> _Stated problem_: Each line from the beginning of the data below through the line containing "import plotly.graph_objects as go" should be repeated exactly, please.
Start of Data excerpt
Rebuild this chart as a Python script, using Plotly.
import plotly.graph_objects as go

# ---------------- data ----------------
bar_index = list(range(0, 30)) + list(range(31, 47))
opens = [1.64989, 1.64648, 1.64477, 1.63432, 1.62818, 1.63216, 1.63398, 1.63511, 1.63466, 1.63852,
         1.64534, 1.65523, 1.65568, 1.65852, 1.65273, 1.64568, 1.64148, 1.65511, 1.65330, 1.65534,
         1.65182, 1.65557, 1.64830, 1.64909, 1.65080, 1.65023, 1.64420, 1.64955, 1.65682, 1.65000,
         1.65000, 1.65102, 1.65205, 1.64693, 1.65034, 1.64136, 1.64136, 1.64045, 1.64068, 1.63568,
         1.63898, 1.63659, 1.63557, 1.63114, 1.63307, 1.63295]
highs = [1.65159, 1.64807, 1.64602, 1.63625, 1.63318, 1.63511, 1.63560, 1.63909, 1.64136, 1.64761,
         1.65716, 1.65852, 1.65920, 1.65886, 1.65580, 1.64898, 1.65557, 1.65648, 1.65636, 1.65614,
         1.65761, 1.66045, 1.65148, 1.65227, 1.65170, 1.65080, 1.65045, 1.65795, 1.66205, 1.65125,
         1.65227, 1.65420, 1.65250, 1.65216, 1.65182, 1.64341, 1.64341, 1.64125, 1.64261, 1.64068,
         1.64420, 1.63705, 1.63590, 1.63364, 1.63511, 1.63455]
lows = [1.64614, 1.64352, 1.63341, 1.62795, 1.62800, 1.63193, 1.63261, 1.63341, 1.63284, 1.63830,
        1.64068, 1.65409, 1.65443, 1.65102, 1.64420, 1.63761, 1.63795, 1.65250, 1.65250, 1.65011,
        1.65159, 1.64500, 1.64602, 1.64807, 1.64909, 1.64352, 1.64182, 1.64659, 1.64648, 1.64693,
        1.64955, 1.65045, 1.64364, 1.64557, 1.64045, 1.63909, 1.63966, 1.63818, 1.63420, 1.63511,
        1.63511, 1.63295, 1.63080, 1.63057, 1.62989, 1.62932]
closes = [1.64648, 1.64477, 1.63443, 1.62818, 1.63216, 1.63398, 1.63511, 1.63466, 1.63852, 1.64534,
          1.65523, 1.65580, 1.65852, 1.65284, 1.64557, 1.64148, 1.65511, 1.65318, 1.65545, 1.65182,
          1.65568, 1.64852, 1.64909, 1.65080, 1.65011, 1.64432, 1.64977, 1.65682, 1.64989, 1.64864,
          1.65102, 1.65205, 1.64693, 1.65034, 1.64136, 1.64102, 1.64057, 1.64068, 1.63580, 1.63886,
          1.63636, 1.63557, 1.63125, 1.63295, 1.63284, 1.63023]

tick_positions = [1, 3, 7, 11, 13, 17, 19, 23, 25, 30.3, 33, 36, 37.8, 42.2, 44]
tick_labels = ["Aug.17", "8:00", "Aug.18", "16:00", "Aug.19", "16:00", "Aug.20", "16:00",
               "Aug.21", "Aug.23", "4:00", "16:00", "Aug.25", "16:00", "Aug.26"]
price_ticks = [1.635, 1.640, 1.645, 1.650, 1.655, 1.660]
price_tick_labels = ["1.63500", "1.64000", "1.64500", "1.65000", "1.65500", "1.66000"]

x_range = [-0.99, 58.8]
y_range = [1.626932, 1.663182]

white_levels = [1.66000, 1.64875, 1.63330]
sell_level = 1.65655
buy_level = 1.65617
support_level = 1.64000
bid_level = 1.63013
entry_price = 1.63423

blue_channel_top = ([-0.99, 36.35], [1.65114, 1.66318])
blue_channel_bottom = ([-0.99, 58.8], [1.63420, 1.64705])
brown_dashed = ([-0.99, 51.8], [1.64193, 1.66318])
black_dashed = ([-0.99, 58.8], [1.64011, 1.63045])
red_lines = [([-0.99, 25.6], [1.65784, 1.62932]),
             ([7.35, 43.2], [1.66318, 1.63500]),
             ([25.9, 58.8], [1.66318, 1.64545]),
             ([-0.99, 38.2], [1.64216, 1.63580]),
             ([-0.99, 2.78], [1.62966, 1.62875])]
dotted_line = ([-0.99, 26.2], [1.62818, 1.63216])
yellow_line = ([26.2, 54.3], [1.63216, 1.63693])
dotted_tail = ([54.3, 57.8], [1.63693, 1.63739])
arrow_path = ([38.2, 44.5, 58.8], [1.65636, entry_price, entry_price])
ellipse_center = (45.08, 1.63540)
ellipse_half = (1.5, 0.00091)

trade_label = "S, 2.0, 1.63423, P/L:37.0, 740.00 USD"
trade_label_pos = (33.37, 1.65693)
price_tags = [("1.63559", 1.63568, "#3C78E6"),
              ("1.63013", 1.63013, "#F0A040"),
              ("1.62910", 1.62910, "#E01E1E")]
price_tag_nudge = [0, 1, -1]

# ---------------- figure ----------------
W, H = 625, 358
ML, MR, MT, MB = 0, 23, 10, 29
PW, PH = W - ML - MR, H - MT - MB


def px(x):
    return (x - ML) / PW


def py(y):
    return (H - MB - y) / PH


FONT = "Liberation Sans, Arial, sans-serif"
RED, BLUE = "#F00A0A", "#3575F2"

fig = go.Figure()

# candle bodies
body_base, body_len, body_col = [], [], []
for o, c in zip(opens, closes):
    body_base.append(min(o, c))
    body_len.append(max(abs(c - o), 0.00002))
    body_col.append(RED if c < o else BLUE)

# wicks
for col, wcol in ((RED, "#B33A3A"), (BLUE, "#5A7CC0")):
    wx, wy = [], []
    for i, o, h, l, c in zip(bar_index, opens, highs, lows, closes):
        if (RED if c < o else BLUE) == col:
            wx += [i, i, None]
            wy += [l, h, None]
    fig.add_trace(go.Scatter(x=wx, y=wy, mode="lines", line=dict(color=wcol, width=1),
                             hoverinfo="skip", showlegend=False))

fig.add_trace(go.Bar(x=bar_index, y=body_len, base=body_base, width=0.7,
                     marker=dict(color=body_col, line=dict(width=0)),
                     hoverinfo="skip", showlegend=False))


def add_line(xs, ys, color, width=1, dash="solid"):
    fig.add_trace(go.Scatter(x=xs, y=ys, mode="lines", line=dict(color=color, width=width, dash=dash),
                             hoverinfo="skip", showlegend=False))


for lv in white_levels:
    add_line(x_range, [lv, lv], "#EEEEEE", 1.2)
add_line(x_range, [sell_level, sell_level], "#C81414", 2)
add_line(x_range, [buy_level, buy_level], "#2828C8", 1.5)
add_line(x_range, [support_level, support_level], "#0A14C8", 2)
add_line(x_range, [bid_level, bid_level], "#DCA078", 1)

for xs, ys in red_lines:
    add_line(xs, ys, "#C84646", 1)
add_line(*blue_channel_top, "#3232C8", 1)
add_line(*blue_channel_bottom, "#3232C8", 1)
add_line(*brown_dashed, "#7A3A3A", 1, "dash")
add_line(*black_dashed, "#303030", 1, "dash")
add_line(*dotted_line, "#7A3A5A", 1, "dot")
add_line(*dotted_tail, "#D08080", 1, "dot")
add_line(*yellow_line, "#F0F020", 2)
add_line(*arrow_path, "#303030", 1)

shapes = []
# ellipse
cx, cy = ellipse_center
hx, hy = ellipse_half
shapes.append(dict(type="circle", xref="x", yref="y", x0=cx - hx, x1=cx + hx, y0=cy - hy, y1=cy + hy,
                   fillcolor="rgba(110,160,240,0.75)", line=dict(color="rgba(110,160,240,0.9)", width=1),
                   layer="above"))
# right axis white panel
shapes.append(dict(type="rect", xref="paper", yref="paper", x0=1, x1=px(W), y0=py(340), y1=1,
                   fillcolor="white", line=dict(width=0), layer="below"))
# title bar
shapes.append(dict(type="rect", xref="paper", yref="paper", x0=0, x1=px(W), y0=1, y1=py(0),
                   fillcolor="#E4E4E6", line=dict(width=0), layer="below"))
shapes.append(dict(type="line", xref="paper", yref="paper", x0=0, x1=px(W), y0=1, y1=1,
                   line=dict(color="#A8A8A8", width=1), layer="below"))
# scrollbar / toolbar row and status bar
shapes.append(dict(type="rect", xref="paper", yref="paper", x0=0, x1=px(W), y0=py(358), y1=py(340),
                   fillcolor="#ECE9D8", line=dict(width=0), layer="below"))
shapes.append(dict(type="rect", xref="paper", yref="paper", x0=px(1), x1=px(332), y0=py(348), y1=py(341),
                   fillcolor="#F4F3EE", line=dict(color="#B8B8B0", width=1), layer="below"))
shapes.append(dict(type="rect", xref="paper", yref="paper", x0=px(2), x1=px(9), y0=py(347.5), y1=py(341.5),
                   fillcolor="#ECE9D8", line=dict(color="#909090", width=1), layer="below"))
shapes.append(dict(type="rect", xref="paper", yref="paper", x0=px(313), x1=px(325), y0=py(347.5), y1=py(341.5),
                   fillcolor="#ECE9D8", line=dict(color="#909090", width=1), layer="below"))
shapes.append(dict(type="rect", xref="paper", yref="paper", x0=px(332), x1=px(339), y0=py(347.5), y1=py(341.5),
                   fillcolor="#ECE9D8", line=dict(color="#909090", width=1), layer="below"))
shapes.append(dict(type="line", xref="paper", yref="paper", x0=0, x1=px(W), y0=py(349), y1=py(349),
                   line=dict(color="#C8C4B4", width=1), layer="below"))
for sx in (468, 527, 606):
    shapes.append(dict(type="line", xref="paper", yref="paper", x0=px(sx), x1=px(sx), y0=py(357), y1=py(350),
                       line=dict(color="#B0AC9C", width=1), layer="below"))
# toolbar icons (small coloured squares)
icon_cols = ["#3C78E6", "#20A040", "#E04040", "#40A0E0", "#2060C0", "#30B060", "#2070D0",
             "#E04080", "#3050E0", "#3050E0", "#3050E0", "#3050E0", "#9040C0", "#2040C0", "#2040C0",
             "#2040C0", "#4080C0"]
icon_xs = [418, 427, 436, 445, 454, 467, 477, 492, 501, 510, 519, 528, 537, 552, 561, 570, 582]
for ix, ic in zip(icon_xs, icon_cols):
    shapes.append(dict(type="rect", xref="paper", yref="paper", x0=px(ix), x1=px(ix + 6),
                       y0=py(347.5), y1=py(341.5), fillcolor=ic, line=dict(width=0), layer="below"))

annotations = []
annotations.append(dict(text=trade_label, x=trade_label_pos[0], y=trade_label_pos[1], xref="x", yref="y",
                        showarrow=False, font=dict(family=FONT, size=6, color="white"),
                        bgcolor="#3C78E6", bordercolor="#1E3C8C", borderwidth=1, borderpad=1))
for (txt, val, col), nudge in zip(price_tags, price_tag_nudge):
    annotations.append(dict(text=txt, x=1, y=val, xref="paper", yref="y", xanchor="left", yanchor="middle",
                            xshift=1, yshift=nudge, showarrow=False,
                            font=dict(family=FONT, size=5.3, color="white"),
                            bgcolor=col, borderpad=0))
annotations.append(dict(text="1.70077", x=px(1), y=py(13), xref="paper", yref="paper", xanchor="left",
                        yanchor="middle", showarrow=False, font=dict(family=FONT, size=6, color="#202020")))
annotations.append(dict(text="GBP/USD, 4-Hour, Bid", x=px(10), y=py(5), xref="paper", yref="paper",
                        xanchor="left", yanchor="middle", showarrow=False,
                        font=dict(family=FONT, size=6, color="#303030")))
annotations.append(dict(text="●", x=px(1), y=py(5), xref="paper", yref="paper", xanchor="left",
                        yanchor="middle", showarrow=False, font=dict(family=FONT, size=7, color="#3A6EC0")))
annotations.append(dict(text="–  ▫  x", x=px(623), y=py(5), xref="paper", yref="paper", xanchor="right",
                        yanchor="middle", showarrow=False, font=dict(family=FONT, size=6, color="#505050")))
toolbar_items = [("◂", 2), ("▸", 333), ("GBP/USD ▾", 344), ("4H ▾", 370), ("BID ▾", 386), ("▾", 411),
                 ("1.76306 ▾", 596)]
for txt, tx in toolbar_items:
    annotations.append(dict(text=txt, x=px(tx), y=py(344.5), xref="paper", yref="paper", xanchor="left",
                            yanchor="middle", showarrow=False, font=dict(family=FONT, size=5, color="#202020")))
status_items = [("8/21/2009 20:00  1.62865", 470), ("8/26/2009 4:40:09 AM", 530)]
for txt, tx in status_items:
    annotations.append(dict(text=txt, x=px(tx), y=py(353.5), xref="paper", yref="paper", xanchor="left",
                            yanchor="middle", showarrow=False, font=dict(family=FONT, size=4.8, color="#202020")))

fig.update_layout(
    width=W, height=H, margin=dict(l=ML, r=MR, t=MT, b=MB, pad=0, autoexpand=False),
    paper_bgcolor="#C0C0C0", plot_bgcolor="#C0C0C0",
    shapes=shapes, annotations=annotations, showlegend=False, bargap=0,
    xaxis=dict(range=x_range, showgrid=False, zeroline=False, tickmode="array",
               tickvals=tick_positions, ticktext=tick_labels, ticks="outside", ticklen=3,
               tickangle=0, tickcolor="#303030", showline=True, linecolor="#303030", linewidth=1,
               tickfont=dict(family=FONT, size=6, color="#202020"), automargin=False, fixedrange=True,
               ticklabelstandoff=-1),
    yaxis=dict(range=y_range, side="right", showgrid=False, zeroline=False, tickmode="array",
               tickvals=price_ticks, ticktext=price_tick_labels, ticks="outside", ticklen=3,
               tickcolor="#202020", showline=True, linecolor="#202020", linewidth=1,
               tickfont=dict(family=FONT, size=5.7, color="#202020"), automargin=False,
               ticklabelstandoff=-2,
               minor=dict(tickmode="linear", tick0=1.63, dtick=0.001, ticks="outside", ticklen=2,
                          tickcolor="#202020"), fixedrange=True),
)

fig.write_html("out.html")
End of Data excerpt
> _Written answer_:
Rebuild this chart as a Python script, using Plotly.
import plotly.graph_objects as go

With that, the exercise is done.